▼▼▼

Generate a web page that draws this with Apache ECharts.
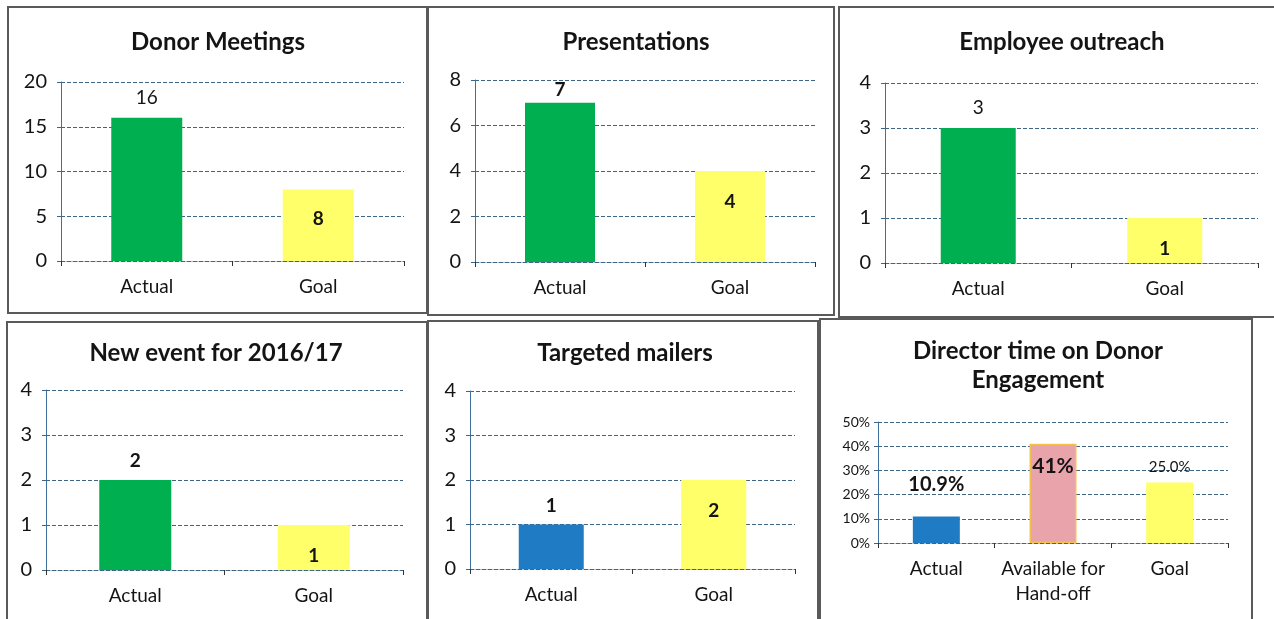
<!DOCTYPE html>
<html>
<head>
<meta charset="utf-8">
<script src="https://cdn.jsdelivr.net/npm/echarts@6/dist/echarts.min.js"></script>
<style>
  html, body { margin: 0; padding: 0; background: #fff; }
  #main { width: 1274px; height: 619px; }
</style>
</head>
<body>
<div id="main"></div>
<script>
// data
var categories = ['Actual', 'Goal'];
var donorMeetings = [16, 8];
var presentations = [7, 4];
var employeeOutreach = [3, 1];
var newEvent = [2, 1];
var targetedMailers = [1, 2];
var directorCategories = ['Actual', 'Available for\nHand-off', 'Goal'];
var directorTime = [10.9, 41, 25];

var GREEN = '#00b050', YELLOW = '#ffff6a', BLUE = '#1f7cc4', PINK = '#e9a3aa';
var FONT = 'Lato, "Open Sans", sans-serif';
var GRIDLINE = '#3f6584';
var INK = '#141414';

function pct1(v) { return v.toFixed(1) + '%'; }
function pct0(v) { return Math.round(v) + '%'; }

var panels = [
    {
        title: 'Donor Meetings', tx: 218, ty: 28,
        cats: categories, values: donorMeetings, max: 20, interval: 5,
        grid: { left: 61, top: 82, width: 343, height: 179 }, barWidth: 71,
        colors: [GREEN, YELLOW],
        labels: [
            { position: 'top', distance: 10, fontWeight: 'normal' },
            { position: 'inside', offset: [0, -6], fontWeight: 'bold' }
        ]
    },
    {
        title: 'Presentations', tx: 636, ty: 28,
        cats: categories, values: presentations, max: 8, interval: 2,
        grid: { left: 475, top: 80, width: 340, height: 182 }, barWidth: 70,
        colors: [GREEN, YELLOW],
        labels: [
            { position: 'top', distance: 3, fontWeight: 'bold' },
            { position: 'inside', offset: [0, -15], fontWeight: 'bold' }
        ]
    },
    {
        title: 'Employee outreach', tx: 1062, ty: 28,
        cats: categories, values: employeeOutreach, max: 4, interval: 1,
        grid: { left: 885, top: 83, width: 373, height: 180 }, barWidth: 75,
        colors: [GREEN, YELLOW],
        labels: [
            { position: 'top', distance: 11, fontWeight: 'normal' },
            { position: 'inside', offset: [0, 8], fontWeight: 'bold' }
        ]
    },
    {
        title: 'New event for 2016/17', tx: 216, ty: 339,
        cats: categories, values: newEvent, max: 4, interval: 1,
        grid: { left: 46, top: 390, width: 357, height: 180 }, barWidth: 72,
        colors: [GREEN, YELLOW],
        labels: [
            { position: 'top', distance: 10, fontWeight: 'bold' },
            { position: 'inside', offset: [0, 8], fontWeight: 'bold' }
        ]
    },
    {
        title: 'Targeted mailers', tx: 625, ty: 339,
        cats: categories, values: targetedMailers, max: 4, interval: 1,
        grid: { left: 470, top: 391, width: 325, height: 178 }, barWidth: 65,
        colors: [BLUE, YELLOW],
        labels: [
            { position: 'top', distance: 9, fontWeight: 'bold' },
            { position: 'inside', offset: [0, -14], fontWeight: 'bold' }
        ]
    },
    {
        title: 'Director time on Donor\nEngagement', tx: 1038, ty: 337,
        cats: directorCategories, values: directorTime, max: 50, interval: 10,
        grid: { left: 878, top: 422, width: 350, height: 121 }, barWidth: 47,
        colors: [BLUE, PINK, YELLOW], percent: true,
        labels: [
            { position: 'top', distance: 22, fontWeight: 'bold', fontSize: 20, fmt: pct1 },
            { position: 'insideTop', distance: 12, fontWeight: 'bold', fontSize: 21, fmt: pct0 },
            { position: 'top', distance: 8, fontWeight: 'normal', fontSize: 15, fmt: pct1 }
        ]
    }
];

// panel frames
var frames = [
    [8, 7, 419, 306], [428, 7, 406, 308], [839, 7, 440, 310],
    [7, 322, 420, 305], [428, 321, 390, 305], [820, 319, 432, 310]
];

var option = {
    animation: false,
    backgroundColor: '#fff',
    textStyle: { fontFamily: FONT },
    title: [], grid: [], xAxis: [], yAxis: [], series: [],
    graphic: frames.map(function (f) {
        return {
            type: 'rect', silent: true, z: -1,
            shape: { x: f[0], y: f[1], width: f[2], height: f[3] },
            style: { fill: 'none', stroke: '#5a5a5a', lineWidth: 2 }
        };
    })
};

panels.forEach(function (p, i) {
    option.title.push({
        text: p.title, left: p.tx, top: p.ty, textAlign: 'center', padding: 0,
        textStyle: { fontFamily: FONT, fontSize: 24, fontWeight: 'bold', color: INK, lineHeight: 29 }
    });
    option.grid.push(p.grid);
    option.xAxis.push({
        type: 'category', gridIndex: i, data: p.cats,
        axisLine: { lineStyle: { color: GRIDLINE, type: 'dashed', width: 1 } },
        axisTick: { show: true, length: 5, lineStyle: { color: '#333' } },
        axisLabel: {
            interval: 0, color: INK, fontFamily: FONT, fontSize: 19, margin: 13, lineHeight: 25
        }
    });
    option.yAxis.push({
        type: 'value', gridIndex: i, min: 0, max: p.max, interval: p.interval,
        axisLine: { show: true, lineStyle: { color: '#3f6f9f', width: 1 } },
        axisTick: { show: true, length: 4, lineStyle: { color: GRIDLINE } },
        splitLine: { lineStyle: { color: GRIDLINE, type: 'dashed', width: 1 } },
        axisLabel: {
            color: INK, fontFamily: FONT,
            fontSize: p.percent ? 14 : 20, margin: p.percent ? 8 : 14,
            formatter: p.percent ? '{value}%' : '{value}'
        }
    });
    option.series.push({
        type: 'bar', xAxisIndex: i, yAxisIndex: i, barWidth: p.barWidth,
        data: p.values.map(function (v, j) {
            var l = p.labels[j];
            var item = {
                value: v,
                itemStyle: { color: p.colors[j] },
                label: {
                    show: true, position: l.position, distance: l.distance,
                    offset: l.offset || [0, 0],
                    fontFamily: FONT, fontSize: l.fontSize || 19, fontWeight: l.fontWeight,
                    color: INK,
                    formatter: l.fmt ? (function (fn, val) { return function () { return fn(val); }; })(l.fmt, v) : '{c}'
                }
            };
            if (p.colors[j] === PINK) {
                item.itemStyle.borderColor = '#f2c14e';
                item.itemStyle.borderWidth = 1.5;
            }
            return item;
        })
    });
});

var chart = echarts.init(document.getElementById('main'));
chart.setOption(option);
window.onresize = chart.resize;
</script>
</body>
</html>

▲▲▲

Give again, exactly, the lines from the start of the data through the one holding "return Math.round(v) +"; omit the pictures.

Generate a web page that draws this with Apache ECharts.
<!DOCTYPE html>
<html>
<head>
<meta charset="utf-8">
<script src="https://cdn.jsdelivr.net/npm/echarts@6/dist/echarts.min.js"></script>
<style>
  html, body { margin: 0; padding: 0; background: #fff; }
  #main { width: 1274px; height: 619px; }
</style>
</head>
<body>
<div id="main"></div>
<script>
// data
var categories = ['Actual', 'Goal'];
var donorMeetings = [16, 8];
var presentations = [7, 4];
var employeeOutreach = [3, 1];
var newEvent = [2, 1];
var targetedMailers = [1, 2];
var directorCategories = ['Actual', 'Available for\nHand-off', 'Goal'];
var directorTime = [10.9, 41, 25];

var GREEN = '#00b050', YELLOW = '#ffff6a', BLUE = '#1f7cc4', PINK = '#e9a3aa';
var FONT = 'Lato, "Open Sans", sans-serif';
var GRIDLINE = '#3f6584';
var INK = '#141414';

function pct1(v) { return v.toFixed(1) + '%'; }
function pct0(v) { return Math.round(v) + '%'; }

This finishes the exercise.